Here’s some Monday morning goodness for you. I have been a fan of Brazilian music, and I always pick up some Sergio Mendes when it’s around. I thought I had a copy of What It’s Worth around, but unfortunately it’s probably in some mess of records somewhere in this loft. Yesterday was a really great day here in Asbury Park. The temperature was in the upper 50’s, the boardwalk was filled like a summer day in it’s hey day, and I thought why not throw a curve ball and hit you with some SM on a Monday, and well, hope for a little bit of Summer in February. Here’s Sergio Mendes & Brasil ’66 with “Batucada (The Beat)” from Look Around on A & M Records.

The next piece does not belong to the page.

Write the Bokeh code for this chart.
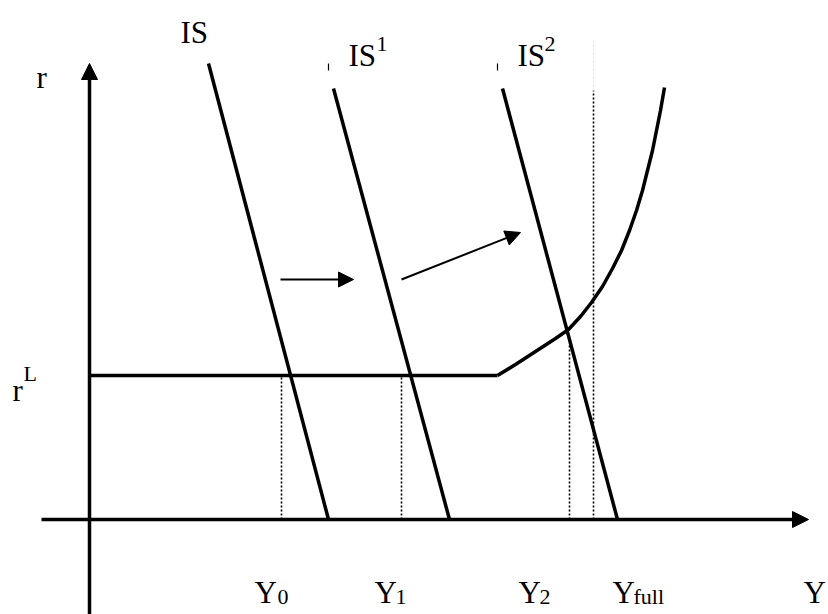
import math
from bokeh.plotting import figure
from bokeh.models import Range1d, Arrow, NormalHead
from bokeh.core.properties import value
from bokeh.embed import file_html
from bokeh.resources import INLINE

# ---- data (diagram coordinates: Y output to the right, r interest rate up) ----
axis_y_top = 441          # base of vertical axis arrow head
axis_y_tip = 456
axis_x_left = -48
axis_x_end = 704          # base of horizontal axis arrow head
axis_x_tip = 719
axis_y_bottom = -100

r_L = 144                 # liquidity-trap rate
kink_Y = 408
lm_Y = [408, 426, 446, 466, 479, 491, 502, 513, 523, 532, 540, 547, 553, 558, 563, 567, 571, 575]
lm_r = [144, 155, 168, 181, 190, 203, 217, 233, 251, 269, 289, 309, 329, 349, 369, 389, 409, 432]

is_names = ["IS", "IS1", "IS2"]
is_top_Y = [119, 244, 413]
is_top_r = [456, 431, 431]
is_bot_Y = [239, 360, 528]

tick_Y = [239, 408]       # small stubs above IS1 and IS2
tick_r0 = [449, 449]
tick_r1 = [456, 456]

mark_Y = [192, 312, 480, 504]     # Y0, Y1, Y2, Yfull
mark_top = [144, 144, 174, 429]

shift_x0 = [191, 312]
shift_y0 = [240, 240]
shift_x1 = [264, 431]
shift_y1 = [240, 287]

big_text = ["IS", "r", "IS", "IS", "r", "Y", "Y", "Y", "Y", "Y"]
big_x = [91, -53, 259, 428, -77, 165, 285, 429, 523, 714]
big_y = [487, 442, 464, 464, 129, -73, -73, -73, -73, -73]
small_text = ["1", "2", "L", "0", "1", "2", "full"]
small_x = [287, 455, -66, 188, 306, 450, 544]
small_y = [476, 476, 146, -77, -77, -77, -77]

FONT = value("Liberation Serif")

p = figure(width=828, height=614, x_range=Range1d(-89, 739), y_range=Range1d(-95, 519),
           output_backend="svg", toolbar_location=None, min_border=0)
p.axis.visible = False
p.grid.visible = False
p.outline_line_color = None
p.background_fill_color = "white"

LW = 3.5
# axes
p.segment(x0=[0], y0=[axis_y_bottom], x1=[0], y1=[axis_y_top], line_width=LW, line_color="black")
p.segment(x0=[axis_x_left], y0=[0], x1=[axis_x_end], y1=[0], line_width=LW, line_color="black")
p.add_layout(Arrow(x_start=0, y_start=axis_y_top - 2, x_end=0, y_end=axis_y_tip, line_alpha=0,
                   end=NormalHead(size=16, fill_color="black", line_color="black", line_width=1)))
p.add_layout(Arrow(x_start=axis_x_end - 2, y_start=0, x_end=axis_x_tip, y_end=0, line_alpha=0,
                   end=NormalHead(size=16, fill_color="black", line_color="black", line_width=1)))

# dotted guide lines
p.segment(x0=mark_Y, y0=[0] * 4, x1=mark_Y, y1=mark_top, line_width=1.6, line_color="black",
          line_dash="2 2")
p.segment(x0=[mark_Y[3]], y0=[mark_top[3]], x1=[mark_Y[3]], y1=[479], line_width=1,
          line_color="#e0e0e0", line_dash="2 2")

# LM curve: flat part + rising part
p.line([0, kink_Y], [r_L, r_L], line_width=LW, line_color="black")
p.line(lm_Y, lm_r, line_width=LW, line_color="black", line_join="round")

# IS curves
p.segment(x0=is_top_Y, y0=is_top_r, x1=is_bot_Y, y1=[0, 0, 0], line_width=LW, line_color="black")
p.segment(x0=tick_Y, y0=tick_r0, x1=tick_Y, y1=tick_r1, line_width=1.2, line_color="black")

# shift arrows
for xs, ys, xe, ye in zip(shift_x0, shift_y0, shift_x1, shift_y1):
    L = math.hypot(xe - xs, ye - ys)
    bx = xe - (xe - xs) / L * 12
    by = ye - (ye - ys) / L * 12
    p.segment(x0=[xs], y0=[ys], x1=[bx], y1=[by], line_width=2, line_color="black")
    p.add_layout(Arrow(x_start=bx, y_start=by, x_end=xe, y_end=ye, line_alpha=0,
                       end=NormalHead(size=15, fill_color="black", line_color="black", line_width=1)))

# labels
p.text(x=big_x, y=big_y, text=big_text, text_font=FONT, text_font_size=value("31px"),
       text_baseline="alphabetic", text_align="left", text_color="black")
p.text(x=small_x, y=small_y, text=small_text, text_font=FONT, text_font_size=value("22px"),
       text_baseline="alphabetic", text_align="left", text_color="black")

open("out.html", "w").write(file_html(p, INLINE))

Born the son of a physician in Niteroi, Brazil in 1941, Mendes was the top selling Brazilian musician in the United States in the 1960’s. Originally Mendes was studying classical piano, but that was aborted when the Bossa Nova craze hit. His music career would take off, and with peers such as Antonio Carlos Jobim and João Gilberto, plus influences by visiting American Jazz artists such as Stan Getz, Herbie Mann, Dizzie Gillespie and pushed Mendes further on. His first band as a leader was the Sexteto Bossa Rio, who eventually were billed at Birdland in NYC. Here he met Cannonball Adderly, who was a collaborator in 1962. He’s migrate to the United States in 1964, and started to release records for Capitol with Brasil ’65. Not garnishing much attention (or selling records), he would play along side Art Farmer and Jobim, rename his group Brasil ’66, and viola!, things started happening. It wasn’t a bad thing that he switched labels to A & M either. The band consisted of Mendes on keyboards, Bob Matthews on bass, João Palma on the drums, Jose Soares as a percussionist, Lani Hall (aka Mrs. Herb Alpert and A&M’s co-founder) on vocals, and Janis Hansen on vocals. This record was a mix of lighter Jazz, Bossa Nova, and some soft pop. The international hit “Mas Que Nada” came from this record, and the Mendes sound was born. It was well received, but it fell inbetween light Jazz and elevator music, depending how you looked upon it. Mendes was known for doing covers: from the Beatles to Otis Redding to Joni Mitchell and beyond, he adapted his Brazilian styles to these tunes. He would also go on to work with some Jazz artists as part of his record deal (on the Atlantic label), but his top of the world style during the 60’s would fade as the 70’s approached. A move to Bell Records in 1973 would have Mendes release a solo record shortly after that, the best football (or soccer) Lp cover Brasil ’77. The man was up and down until 1982, when he again made a comeback and had a Top 40 hit with “Never Gonna Let You Go”. As the latter part of his career came about, Mendes recorded with Brasil 1999 and 2000, and recently collaborated with Will.I.Am on a remix record of his music.
Batucada (The Beat) is a great upbeat number with Mendes’ keyboards and a great Brazilian beat throughout. To me it reminds me of a Summer day, or of a day at the beach such as I had today. The only thing missing today for me was a fresh Caipirinha made by my man DJ APB from Seattle, or some fresh seafood caught on some sort of spear. It’s easy for me to fall in love with this music because of the fond memories, and I hope you do too. Sergio may be a bit commercial for some people, but I don’t care, he’s good enough for Flea Market Funk. See you midweek. Keep Diggin’!